Lettere a Sergio Romano, Corriere della Sera 22/02/2013, 22 febbraio 2013
QUANDO IL SEGGIO ELETTORALE SARÀ SIMILE A UN BANCOMAT
In occasione del week-end elettorale, per improrogabili impegni sarò assente e non potrò andare a votare. Perché io cittadino di uno dei Paesi più industrializzati del mondo, con l’ informatica presente in ogni dove, non posso votare in un’altra città? Non credo ci voglia molto per dotare noi cittadini di una tessera elettorale elettronica, magari con foto e poter esercitare in qualsiasi parte d’Italia il nostro legittimo diritto di voto. Perché ai residenti all’ estero è consentito votare inviando il voto in busta senza che nessuno certifichi l’identità del votante? Con il rischio che chiunque potrebbe impossessarsi della busta con il tagliando elettorale e votare al posto di un altro? Un amico residente all’estero ha ricevuto le schede dei precedenti inquilini e volendo avrebbe potuto votare altre due volte. Certamente hanno maggiori garanzie di voto i cittadini del Terzo Mondo che, una volta votato, vengono «segnati» con un colore indelebile per alcuni giorni e in tal modo non possono rivotare.
Francesco Massobrio
Segrate (Mi)
Caro Massobrio, negli Stati Uniti il voto «elettrico» fu introdotto all’inizio degli anni Cinquanta. La macchina era un grosso armadio di metallo attrezzato con un numero di leve corrispondente a quello delle scelte su cui l’elettore avrebbe dovuto pronunciarsi. La vidi in funzione nelle presidenziali del novembre 1952 (Eisenhower contro Stevenson), quando accettai di fare l’osservatore in un seggio del quartiere di Chicago dove, nelle elezioni precedenti, vi erano stati parecchi brogli. Qualche elettore era impacciato e chiedeva aiuto, ma le leve e le schede perforate finirono per sostituire il voto manuale in quasi tutti gli Stati della Federazione.

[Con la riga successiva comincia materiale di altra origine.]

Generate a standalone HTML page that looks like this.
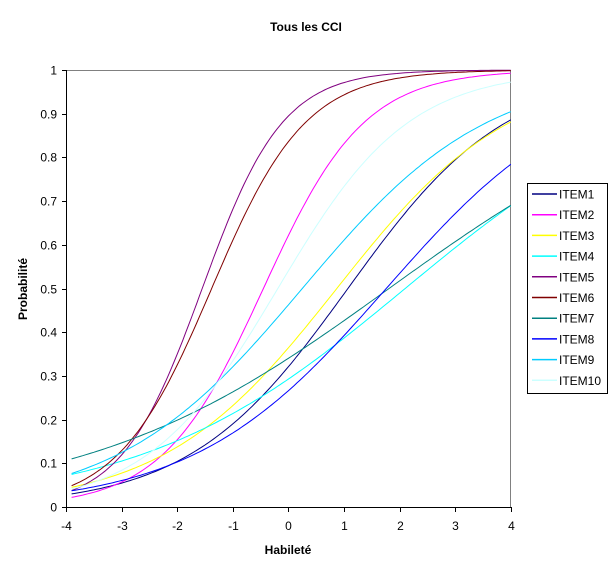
<!DOCTYPE html>
<html><head><meta charset="utf-8"><style>
body{margin:0;background:#fff;}
svg{display:block;font-family:"Liberation Sans",Arial,sans-serif;}
</style></head><body>
<svg id="s" width="613" height="574" viewBox="0 0 613 574" xmlns="http://www.w3.org/2000/svg">
<rect width="613" height="574" fill="#fff"/>
<text x="306" y="31" font-size="12" font-weight="bold" text-anchor="middle">Tous les CCI</text>
<text x="288" y="554" font-size="12" font-weight="bold" text-anchor="middle">Habileté</text>
<text transform="translate(27,289) rotate(-90)" font-size="12" font-weight="bold" text-anchor="middle">Probabilité</text>
<line x1="66" y1="70.5" x2="510" y2="70.5" stroke="#808080"/>
<line x1="510.5" y1="70" x2="510.5" y2="507" stroke="#808080"/>
<g id="curves" fill="none" stroke-width="1"></g>
<line x1="66.5" y1="70" x2="66.5" y2="508" stroke="#000"/>
<line x1="66" y1="507.5" x2="511" y2="507.5" stroke="#000"/>
<g id="ticks" stroke="#000"></g>
<g id="labels" font-size="12"></g>
<rect x="527.5" y="183.5" width="80" height="210" fill="#fff" stroke="#000"/>
<g id="legend" font-size="12"></g>
</svg>
<script>
var NS="http://www.w3.org/2000/svg";
function X(t){return 66+(t+4)*55.6;}
function Y(p){return 507-p*437;}
var items=[
["ITEM1","#000080",0.70,1.07],
["ITEM2","#ff00ff",1.1,-0.45],
["ITEM3","#ffff00",0.64,0.87],
["ITEM4","#00ffff",0.42,2.1],
["ITEM5","#800080",1.38,-1.55],
["ITEM6","#800000",1.18,-1.38],
["ITEM7","#008080",0.366,1.81],
["ITEM8","#0000ff",0.576,1.76],
["ITEM9","#00ccff",0.6,0.25],
["ITEM10","#ccffff",0.85,-0.19]];
var cg=document.getElementById("curves"),lg=document.getElementById("legend");
items.forEach(function(it,i){
 var d="";
 for(var t=-3.9;t<=4.0001;t+=0.05){
  var p=1/(1+Math.exp(-it[2]*(t-it[3])));
  d+=(d?"L":"M")+X(t).toFixed(1)+" "+Y(p).toFixed(1);
 }
 var pa=document.createElementNS(NS,"path");
 pa.setAttribute("d",d);pa.setAttribute("stroke",it[1]);cg.appendChild(pa);
 var y=194+i*20.7;
 var l=document.createElementNS(NS,"line");
 l.setAttribute("x1",532);l.setAttribute("x2",557);l.setAttribute("y1",y);l.setAttribute("y2",y);
 l.setAttribute("stroke",it[1]);l.setAttribute("stroke-width",1.5);lg.appendChild(l);
 var tx=document.createElementNS(NS,"text");
 tx.setAttribute("x",559);tx.setAttribute("y",y+4.5);tx.textContent=it[0];lg.appendChild(tx);
});
var tg=document.getElementById("ticks"),lb=document.getElementById("labels");
for(var k=0;k<=10;k++){
 var y=Math.round(Y(k/10))+0.5;
 var l=document.createElementNS(NS,"line");
 l.setAttribute("x1",62);l.setAttribute("x2",66);l.setAttribute("y1",y);l.setAttribute("y2",y);tg.appendChild(l);
 var t=document.createElementNS(NS,"text");
 t.setAttribute("x",57);t.setAttribute("y",y+4);t.setAttribute("text-anchor","end");
 t.textContent=k==0?"0":(k==10?"1":(k/10).toString());lb.appendChild(t);
}
for(var v=-4;v<=4;v++){
 var x=Math.round(X(v))+0.5;
 var l=document.createElementNS(NS,"line");
 l.setAttribute("x1",x);l.setAttribute("x2",x);l.setAttribute("y1",507);l.setAttribute("y2",512);tg.appendChild(l);
 var t=document.createElementNS(NS,"text");
 t.setAttribute("x",x);t.setAttribute("y",530);t.setAttribute("text-anchor","middle");
 t.textContent=v;lb.appendChild(t);
}
</script>
</body></html>
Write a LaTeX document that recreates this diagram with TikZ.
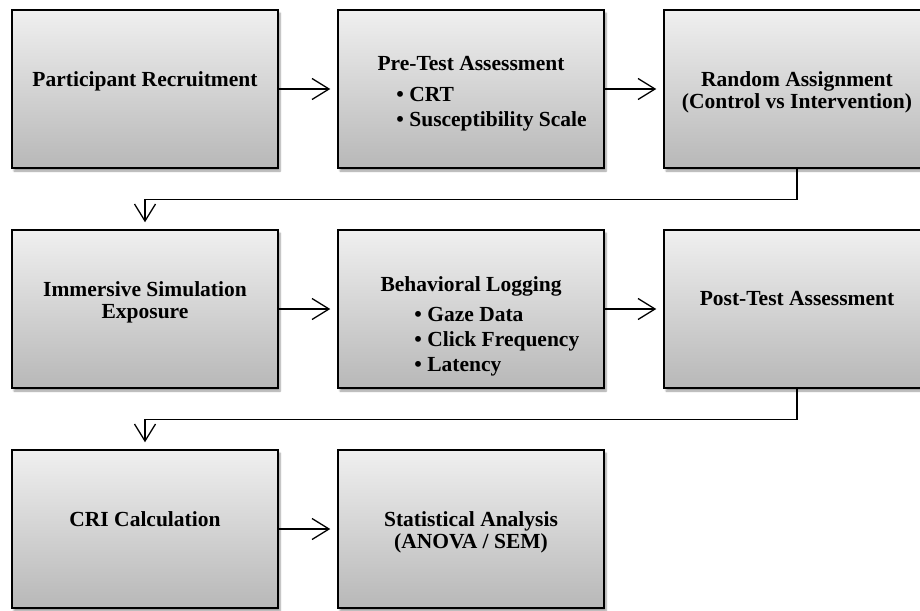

Non sempre, tuttavia, queste macchine hanno garantito chiarezza e precisione. In Florida, durante le elezioni presidenziali del novembre 2000 (George W. Bush contro Al Gore), gli scrutatori constatarono che molte schede erano mal perforate. Vi furono lunghe discussioni sulla loro validità sino a quando la Corte suprema tagliò corto e assegnò la vittoria al candidato repubblicano. Altri Paesi, come la Svizzera, hanno preferito invece concentrare ogni sforzo sulla migliore organizzazione del voto per corrispondenza. Nel Paese dei referendum e delle iniziative popolari le consultazioni sono molto frequenti, ma il numero dei cittadini che vanno personalmente alle urne sta progressivamente diminuendo. L’elettore riceve la scheda per posta, la riempie con la sua scelta e la restituisce per posta all’ufficio elettorale. Se l’Italia avesse un sistema simile a quello della Confederazione, lei potrebbe organizzare il suo tempo, caro Massobrio, senza rinunciare al diritto di voto. Ma occorre, beninteso, che le poste funzionino e che i postini non scioperino.
Oggi, in linea di principio, la rivoluzione elettronica ci permetterebbe di chiudere i seggi e mandare in pensione tutti i calcolatori elettrici della seconda metà del Novecento. Con una scheda elettronica e una password per il riconoscimento dell’elettore, il seggio potrebbe diventare una sorta di bancomat e il risultato del voto, se i bancomat fossero collegati a un ordinatore centrale, diverrebbe noto al Paese qualche minuto dopo la fine della tornata. Occorrerà raddoppiare le misure di sicurezza, naturalmente, ma credo che così, prima o dopo, si finirà per votare in quasi tutti i Paesi europei. Anche in Italia, dove per votare oggi occorre chiudere le scuole? Per pigrizia burocratica, diffidenza conservatrice e scarsa alfabetizzazione digitale della sua popolazione, temo che l’Italia lascerà ad altri il compito di aprire la strada.